___ Supplied data ___

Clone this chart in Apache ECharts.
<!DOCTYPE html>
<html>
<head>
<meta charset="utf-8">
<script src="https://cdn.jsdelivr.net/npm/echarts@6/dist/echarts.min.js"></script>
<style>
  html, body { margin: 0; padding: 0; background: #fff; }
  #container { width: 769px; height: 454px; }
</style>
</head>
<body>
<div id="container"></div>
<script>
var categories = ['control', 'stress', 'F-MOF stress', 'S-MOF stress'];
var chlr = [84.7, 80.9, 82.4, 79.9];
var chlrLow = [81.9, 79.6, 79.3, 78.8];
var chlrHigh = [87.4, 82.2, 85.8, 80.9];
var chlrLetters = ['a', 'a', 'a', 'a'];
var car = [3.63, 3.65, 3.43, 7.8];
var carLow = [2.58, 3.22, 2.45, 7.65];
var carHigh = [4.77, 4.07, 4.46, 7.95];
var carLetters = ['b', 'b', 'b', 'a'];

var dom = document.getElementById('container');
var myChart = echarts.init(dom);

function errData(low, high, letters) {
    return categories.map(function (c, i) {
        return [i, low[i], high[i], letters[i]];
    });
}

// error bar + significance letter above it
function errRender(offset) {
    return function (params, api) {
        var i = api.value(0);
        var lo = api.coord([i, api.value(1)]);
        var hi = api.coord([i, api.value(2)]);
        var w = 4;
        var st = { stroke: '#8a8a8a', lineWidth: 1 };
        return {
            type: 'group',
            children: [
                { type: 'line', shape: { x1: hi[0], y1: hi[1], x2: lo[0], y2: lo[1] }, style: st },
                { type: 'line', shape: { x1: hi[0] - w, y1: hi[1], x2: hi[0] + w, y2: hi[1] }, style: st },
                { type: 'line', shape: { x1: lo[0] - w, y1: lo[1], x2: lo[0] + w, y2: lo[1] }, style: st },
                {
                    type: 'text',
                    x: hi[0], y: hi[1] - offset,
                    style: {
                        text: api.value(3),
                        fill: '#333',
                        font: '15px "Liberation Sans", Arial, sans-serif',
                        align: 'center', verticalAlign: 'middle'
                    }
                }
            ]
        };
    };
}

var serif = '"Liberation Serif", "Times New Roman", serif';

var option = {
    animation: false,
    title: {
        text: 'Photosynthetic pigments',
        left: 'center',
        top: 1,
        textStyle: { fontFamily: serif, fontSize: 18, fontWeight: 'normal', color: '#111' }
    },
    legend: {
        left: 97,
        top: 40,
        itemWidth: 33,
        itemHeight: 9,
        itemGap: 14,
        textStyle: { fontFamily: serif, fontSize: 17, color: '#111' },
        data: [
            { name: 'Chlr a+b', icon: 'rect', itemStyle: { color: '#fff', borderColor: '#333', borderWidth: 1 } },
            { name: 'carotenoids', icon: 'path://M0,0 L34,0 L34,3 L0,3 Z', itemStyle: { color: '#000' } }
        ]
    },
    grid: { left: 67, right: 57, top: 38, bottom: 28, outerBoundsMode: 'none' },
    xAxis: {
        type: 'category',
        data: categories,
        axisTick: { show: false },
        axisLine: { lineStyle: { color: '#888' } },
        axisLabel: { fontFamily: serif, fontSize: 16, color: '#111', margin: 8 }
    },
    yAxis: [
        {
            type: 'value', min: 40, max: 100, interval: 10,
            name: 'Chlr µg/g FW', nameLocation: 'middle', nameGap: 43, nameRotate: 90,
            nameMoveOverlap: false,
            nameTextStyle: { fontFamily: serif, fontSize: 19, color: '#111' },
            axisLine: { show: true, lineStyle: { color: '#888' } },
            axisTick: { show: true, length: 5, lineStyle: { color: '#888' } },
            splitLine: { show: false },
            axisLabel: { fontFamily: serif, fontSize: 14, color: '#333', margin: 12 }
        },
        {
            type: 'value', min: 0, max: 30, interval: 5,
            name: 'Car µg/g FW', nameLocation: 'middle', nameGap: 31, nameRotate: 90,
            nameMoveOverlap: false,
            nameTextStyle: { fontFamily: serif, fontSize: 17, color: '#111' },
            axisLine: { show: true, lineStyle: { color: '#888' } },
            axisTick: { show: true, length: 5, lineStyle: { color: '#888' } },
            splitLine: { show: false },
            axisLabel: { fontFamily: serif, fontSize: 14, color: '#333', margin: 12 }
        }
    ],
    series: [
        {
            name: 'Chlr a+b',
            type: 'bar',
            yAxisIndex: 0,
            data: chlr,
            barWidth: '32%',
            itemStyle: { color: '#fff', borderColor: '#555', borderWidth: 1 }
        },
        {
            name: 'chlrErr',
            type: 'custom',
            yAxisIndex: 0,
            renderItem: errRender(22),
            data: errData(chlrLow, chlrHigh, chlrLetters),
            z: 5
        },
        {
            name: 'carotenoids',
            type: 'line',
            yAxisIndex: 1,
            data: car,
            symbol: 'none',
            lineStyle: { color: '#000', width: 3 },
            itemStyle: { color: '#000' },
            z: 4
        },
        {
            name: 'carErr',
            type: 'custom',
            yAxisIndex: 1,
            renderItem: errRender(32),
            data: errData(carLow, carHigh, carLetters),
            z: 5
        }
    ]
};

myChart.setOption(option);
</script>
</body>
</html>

___
___ Supplied data ___

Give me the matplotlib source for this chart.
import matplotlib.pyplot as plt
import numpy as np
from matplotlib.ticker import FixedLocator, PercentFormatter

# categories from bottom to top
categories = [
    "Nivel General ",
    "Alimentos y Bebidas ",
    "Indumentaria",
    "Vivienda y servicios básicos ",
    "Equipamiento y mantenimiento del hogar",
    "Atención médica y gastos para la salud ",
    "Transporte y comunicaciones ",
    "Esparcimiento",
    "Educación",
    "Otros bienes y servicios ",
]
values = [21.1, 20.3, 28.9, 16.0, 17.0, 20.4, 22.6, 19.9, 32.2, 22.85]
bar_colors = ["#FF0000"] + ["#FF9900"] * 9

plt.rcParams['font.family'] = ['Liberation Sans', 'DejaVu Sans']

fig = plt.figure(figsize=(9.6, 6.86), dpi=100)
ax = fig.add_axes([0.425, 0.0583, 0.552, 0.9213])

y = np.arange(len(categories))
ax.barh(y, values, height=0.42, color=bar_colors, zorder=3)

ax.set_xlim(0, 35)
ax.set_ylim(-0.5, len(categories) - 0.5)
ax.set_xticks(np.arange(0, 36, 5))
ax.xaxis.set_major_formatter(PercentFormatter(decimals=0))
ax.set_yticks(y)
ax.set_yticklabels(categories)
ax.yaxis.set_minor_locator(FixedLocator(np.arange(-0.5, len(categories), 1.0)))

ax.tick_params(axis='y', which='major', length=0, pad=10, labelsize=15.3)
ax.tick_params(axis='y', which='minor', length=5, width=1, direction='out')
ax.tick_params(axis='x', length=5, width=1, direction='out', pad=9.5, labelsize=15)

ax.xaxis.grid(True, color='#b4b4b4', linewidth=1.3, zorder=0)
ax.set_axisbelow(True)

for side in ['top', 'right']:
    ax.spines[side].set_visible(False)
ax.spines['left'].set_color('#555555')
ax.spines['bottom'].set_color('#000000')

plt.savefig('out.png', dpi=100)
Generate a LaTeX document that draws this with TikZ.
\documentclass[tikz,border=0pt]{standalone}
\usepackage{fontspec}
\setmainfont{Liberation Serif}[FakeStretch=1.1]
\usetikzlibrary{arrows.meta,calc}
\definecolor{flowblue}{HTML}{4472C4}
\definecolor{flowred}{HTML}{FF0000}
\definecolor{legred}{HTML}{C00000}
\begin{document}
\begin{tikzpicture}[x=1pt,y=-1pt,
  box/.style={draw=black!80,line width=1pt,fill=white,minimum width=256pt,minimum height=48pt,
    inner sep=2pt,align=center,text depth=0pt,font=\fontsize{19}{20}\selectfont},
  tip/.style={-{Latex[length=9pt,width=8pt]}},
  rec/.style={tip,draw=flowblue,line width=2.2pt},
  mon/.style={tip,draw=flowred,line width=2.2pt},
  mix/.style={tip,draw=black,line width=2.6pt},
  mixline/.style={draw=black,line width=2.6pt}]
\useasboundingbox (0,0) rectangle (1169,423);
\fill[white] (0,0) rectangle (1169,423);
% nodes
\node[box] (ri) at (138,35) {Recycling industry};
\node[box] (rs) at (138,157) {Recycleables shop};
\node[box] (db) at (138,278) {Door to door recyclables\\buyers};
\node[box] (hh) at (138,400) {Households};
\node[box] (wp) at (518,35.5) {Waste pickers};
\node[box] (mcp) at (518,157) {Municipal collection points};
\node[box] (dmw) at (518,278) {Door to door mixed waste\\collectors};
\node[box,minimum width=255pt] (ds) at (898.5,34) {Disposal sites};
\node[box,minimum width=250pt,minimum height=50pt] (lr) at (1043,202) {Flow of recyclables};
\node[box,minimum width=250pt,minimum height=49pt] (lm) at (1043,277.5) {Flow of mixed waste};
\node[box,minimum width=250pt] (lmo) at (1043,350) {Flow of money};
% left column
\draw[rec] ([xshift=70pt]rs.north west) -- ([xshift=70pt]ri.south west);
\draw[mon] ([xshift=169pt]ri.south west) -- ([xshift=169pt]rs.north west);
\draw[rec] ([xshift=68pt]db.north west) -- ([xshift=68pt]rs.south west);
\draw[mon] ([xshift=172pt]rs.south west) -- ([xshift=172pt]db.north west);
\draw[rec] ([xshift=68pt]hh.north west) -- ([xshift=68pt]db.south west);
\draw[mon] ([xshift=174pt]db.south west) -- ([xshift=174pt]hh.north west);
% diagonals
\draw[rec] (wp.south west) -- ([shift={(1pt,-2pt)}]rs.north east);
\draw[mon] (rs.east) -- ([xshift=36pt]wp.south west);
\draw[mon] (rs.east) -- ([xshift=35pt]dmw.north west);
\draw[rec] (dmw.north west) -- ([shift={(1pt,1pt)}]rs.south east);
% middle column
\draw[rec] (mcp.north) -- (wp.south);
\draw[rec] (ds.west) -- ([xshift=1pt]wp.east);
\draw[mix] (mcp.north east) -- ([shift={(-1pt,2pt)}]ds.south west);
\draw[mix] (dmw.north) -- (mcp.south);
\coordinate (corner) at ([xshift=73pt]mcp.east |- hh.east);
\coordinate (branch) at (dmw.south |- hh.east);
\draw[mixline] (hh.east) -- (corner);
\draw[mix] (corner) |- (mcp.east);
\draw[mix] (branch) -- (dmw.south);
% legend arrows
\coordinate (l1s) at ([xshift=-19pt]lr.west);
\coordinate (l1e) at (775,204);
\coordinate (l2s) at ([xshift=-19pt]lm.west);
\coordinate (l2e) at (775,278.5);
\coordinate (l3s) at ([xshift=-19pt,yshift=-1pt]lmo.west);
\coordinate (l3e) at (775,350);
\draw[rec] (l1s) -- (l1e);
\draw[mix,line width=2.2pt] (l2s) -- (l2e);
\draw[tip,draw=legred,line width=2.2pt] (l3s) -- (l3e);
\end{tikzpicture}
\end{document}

___
___ Supplied data ___

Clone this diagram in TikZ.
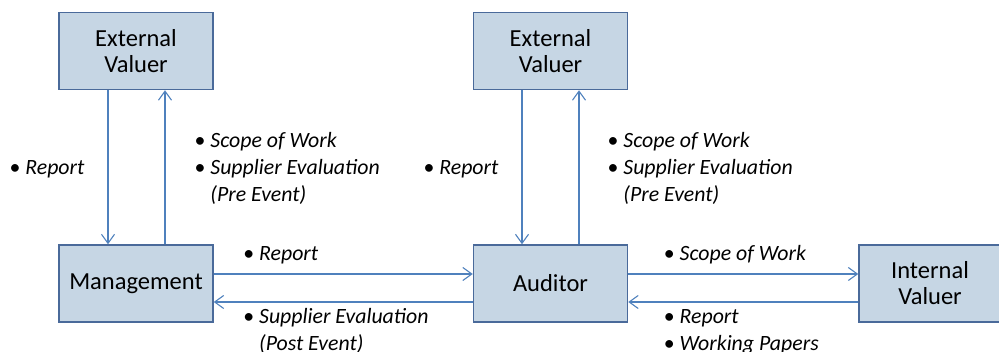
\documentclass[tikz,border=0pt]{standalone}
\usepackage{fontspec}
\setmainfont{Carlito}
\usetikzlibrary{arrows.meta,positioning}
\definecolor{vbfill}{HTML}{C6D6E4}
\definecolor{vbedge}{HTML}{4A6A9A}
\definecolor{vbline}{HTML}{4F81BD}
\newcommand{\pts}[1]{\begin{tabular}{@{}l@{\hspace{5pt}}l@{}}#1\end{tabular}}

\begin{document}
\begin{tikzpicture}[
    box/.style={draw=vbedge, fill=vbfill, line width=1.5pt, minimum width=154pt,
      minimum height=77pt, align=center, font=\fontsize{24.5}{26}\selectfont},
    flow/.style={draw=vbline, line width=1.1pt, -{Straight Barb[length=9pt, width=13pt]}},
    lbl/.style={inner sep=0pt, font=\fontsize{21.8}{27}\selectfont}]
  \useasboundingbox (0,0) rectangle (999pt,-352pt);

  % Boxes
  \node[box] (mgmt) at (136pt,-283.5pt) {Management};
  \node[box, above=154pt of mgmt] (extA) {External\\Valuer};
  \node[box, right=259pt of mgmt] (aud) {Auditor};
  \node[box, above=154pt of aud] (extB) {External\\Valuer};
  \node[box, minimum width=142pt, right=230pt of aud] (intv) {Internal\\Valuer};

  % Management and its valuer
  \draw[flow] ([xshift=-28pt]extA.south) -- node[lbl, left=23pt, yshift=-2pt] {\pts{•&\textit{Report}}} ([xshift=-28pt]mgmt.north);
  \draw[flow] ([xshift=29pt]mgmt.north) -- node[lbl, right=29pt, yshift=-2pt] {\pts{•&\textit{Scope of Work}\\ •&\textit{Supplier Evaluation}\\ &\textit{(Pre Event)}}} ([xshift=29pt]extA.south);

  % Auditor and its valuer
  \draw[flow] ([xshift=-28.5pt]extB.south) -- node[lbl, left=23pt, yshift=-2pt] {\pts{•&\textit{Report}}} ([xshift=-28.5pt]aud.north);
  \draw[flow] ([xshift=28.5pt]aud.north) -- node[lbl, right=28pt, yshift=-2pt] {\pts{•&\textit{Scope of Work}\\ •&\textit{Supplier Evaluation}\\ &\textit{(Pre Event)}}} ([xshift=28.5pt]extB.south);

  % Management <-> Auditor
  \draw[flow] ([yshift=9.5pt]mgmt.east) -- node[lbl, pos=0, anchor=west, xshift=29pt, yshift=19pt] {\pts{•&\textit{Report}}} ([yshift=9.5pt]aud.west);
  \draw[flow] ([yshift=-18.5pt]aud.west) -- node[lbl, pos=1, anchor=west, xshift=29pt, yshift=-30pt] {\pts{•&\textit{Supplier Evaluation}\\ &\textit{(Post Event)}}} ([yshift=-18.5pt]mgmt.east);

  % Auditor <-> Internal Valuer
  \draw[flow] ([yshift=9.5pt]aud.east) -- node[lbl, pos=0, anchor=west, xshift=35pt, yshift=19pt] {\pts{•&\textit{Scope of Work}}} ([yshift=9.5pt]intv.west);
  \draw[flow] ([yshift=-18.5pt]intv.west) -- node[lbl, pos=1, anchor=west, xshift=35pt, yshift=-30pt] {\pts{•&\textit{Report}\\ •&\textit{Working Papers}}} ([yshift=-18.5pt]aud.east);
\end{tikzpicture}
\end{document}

___

Of the lines above, retype only those from the line containing "Clone this chart in Apache ECharts." through the line containing "var carLetters = ['b', 'b', 'b', 'a'];", including both, exactly.

# Result of this exercise
Clone this chart in Apache ECharts.
<!DOCTYPE html>
<html>
<head>
<meta charset="utf-8">
<script src="https://cdn.jsdelivr.net/npm/echarts@6/dist/echarts.min.js"></script>
<style>
  html, body { margin: 0; padding: 0; background: #fff; }
  #container { width: 769px; height: 454px; }
</style>
</head>
<body>
<div id="container"></div>
<script>
var categories = ['control', 'stress', 'F-MOF stress', 'S-MOF stress'];
var chlr = [84.7, 80.9, 82.4, 79.9];
var chlrLow = [81.9, 79.6, 79.3, 78.8];
var chlrHigh = [87.4, 82.2, 85.8, 80.9];
var chlrLetters = ['a', 'a', 'a', 'a'];
var car = [3.63, 3.65, 3.43, 7.8];
var carLow = [2.58, 3.22, 2.45, 7.65];
var carHigh = [4.77, 4.07, 4.46, 7.95];
var carLetters = ['b', 'b', 'b', 'a'];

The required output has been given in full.